Leaving out all pictures, reproduce the entries below exactly, from the first line through the line that contains "var startYear = 1998, startMonth = 9;".
** Start **
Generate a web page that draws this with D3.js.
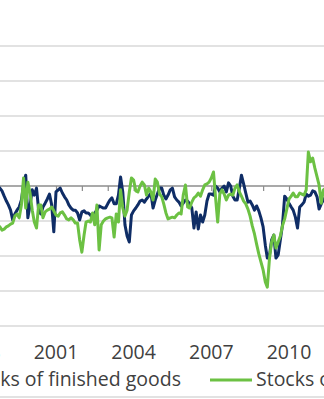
<!DOCTYPE html>
<html>
<head>
<meta charset="utf-8">
<script src="https://cdn.jsdelivr.net/npm/d3@7"></script>
<style>
  html, body { margin: 0; padding: 0; background: #fff; overflow: hidden; }
  svg { display: block; font-family: "Open Sans", "Noto Sans", sans-serif; }
</style>
</head>
<body>
<div id="chart"></div>
<script>
// monthly, first point Oct 1998
var startYear = 1998, startMonth = 9;

var finishedGoods = [
  0, -0.6, -1.4, -2.9, -4.3, -5.4, -6.9, -9.7, -8.0, -6.9,
  -6.0, -4.0, 0.3, 3.1, -9.1, -5.4, -1.1, -2.6, -0.6, -6.9,
  -8.0, -6.0, -4.9, -3.7, -2.3, -5.4, -13.1, -1.7, -1.1, -0.6,
  -2.0, -3.1, -4.0, -5.4, -6.3, -6.9, -6.9, -7.7, -9.7, -7.4,
  -7.1, -7.7, -7.7, -8.3, -9.1, -7.7, -6.9, -5.7, -6.0, -6.3,
  -6.3, -5.1, -4.0, -3.4, -5.1, -5.1, -2.6, 2.6, -1.7, -11.1,
  -14.3, -16.0, -8.3, -7.1, -6.3, -5.4, -4.3, -4.0, -4.6, -3.7,
  -2.9, -2.0, -6.3, -4.0, -2.3, -0.6, -0.6, -2.6, -3.7, -2.6,
  -1.1, -0.6, -3.1, -4.0, -4.6, -5.7, -4.9, -4.0, -4.3, -5.1,
  -6.3, -12.0, -7.4, -12.3, -8.3, -10.3, -8.3, -4.3, -2.3, -2.3,
  -2.6, 0, -0.6, -1.7, -0.6, 0, -1.7, 0.9, 0, -2.9,
  -4.0, -4.0, -0.6, 3.1, 0.6, -2.0, -4.6, -4.3, -5.4, -6.9,
  -5.7, -7.1, -9.1, -11.7, -16.9, -20.6, -19.7, -15.4, -14.0, -20.6,
  -19.7, -15.4, -11.1, -2.9, -3.7, -4.9, -6.0, -6.9, -8.9, -12.0,
  -6.0, -5.4, -4.6, -2.3, -2.9, -2.6, -1.4, -1.7, -3.1, -6.6,
  -5.1, -4.0, -3.1
];

var otherStocks = [
  -11.1, -11.7, -12.6, -12.3, -11.7, -11.4, -10.9, -10.6, -8.6, -8.0,
  -9.1, -5.4, 2.3, -6.3, 1.1, -2.0, -6.9, -10.3, -12.0, -5.4,
  -5.4, -9.1, -7.4, -6.9, -6.6, -6.0, -7.1, -8.3, -8.6, -7.7,
  -7.4, -8.3, -9.4, -9.7, -9.1, -9.7, -10.6, -10.6, -15.4, -18.9,
  -14.0, -10.3, -10.0, -10.3, -7.7, -11.1, -5.4, -18.3, -11.1, -10.0,
  -9.4, -9.1, -8.9, -9.1, -14.6, -8.0, -10.3, -1.1, -6.3, -8.6,
  -6.9, -1.7, 2.3, 1.7, -1.4, -1.7, 0, 1.1, 0.3, -2.6,
  -0.6, -1.7, -4.0, 2.0, 1.1, -2.3, -3.1, -5.1, -7.7, -9.4,
  -9.1, -8.9, -9.1, -8.3, -7.7, -8.0, -2.6, 0.3, -6.0, -6.3,
  -4.6, -3.4, -2.9, -2.0, -2.9, -1.1, 0.3, 0.6, 1.1, 2.3,
  4.0, -3.1, -10.3, -2.3, -1.1, -2.3, -4.0, -2.6, -2.3, -2.6,
  -0.6, 0.3, -1.7, -2.9, -4.3, -5.1, -6.6, -8.6, -11.4, -13.7,
  -16.6, -19.4, -21.7, -24.0, -27.4, -28.9, -20.6, -16.0, -14.0, -17.7,
  -16.0, -14.3, -11.4, -9.4, -6.6, -3.7, -2.9, -2.0, -3.1, -3.1,
  -2.0, -2.3, -2.6, -1.1, 9.7, 6.9, 8.0, 5.1, 2.6, 0.3,
  -4.9, -1.1, -0.6
];

var seriesNames = ["Stocks of finished goods", "Stocks of raw materials"];
var seriesColors = ["#0f2d66", "#6cc143"];
var yTicks = [-40, -30, -20, -10, 0, 10, 20, 30, 40];
var labelYears = [1998, 2001, 2004, 2007, 2010, 2013];

var width = 324, height = 399;
var fontSize = "19.5px";

var svg = d3.select("#chart")
    .append("svg")
    .attr("width", width)
    .attr("height", height);

var x = d3.scaleTime()
    .domain([new Date(2001, 0, 1), new Date(2010, 0, 1)])
    .range([56, 289]);

var y = d3.scaleLinear()
    .domain([-40, 40])
    .range([326, 46]);

function toRows(values) {
    return values.map(function (v, i) {
        return { date: new Date(startYear, startMonth + i, 1), value: v };
    });
}

// gridlines
svg.append("g")
    .selectAll("line")
    .data(yTicks.filter(function (d) { return d != 0; }))
    .enter()
    .append("line")
    .attr("x1", 0)
    .attr("x2", width)
    .attr("y1", function (d) { return y(d); })
    .attr("y2", function (d) { return y(d); })
    .style("stroke", "#d9d9d9")
    .attr("stroke-width", 1.5);

// zero axis with yearly ticks
var zeroAxis = svg.append("g")
    .attr("transform", "translate(0," + y(0) + ")")
    .call(d3.axisBottom(x)
        .ticks(d3.timeYear.every(1))
        .tickSize(5)
        .tickFormat(""));
zeroAxis.select(".domain").remove();
zeroAxis.selectAll(".tick line").style("stroke", "#8c8c8c").attr("stroke-width", 1.2);
zeroAxis.append("line")
    .attr("x1", 0).attr("x2", width)
    .style("stroke", "#8c8c8c")
    .attr("stroke-width", 1.5);

// lines
var line = d3.line()
    .x(function (d) { return x(d.date); })
    .y(function (d) { return y(d.value); });

[finishedGoods, otherStocks].forEach(function (vals, k) {
    svg.append("path")
        .datum(toRows(vals))
        .attr("d", line)
        .style("fill", "none")
        .style("stroke", seriesColors[k])
        .attr("stroke-width", 3)
        .attr("stroke-linejoin", "round");
});

// year labels at the bottom
svg.append("g")
    .selectAll("text")
    .data(labelYears)
    .enter()
    .append("text")
    .attr("x", function (d) { return x(new Date(d, 0, 1)); })
    .attr("y", 359)
    .attr("text-anchor", "middle")
    .style("font-size", fontSize)
    .style("fill", "#404040")
    .text(function (d) { return d; });

// legend
var legendEnd = 181;
svg.append("line")
    .attr("x1", legendEnd - 270).attr("x2", legendEnd - 228)
    .attr("y1", 380).attr("y2", 380)
    .style("stroke", seriesColors[0]).attr("stroke-width", 3);
svg.append("text")
    .attr("x", legendEnd).attr("y", 386)
    .attr("text-anchor", "end")
    .style("font-size", fontSize).style("fill", "#404040")
    .text(seriesNames[0]);
svg.append("line")
    .attr("x1", 210).attr("x2", 252)
    .attr("y1", 380).attr("y2", 380)
    .style("stroke", seriesColors[1]).attr("stroke-width", 3);
svg.append("text")
    .attr("x", 256).attr("y", 386)
    .style("font-size", fontSize).style("fill", "#404040")
    .text(seriesNames[1]);

// bottom border
svg.append("line")
    .attr("x1", 0).attr("x2", width)
    .attr("y1", 397).attr("y2", 397)
    .style("stroke", "#d9d9d9").attr("stroke-width", 1.5);
</script>
</body>
</html>
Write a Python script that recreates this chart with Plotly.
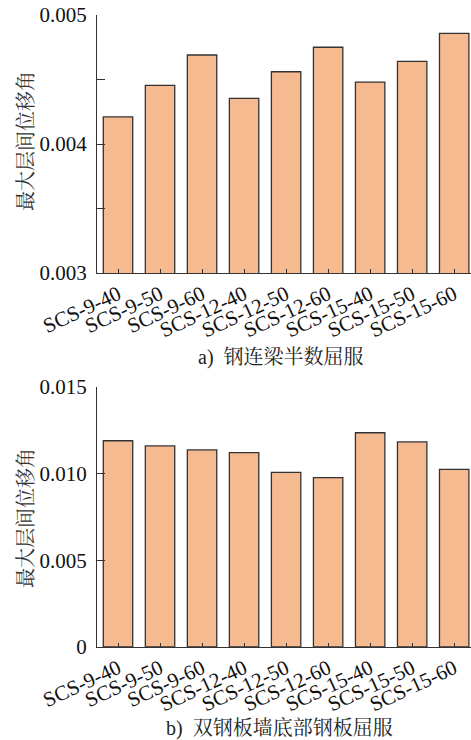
** End **
## The result
Generate a web page that draws this with D3.js.
<!DOCTYPE html>
<html>
<head>
<meta charset="utf-8">
<script src="https://cdn.jsdelivr.net/npm/d3@7"></script>
<style>
  html, body { margin: 0; padding: 0; background: #fff; overflow: hidden; }
  svg { display: block; font-family: "Open Sans", "Noto Sans", sans-serif; }
</style>
</head>
<body>
<div id="chart"></div>
<script>
// monthly, first point Oct 1998
var startYear = 1998, startMonth = 9;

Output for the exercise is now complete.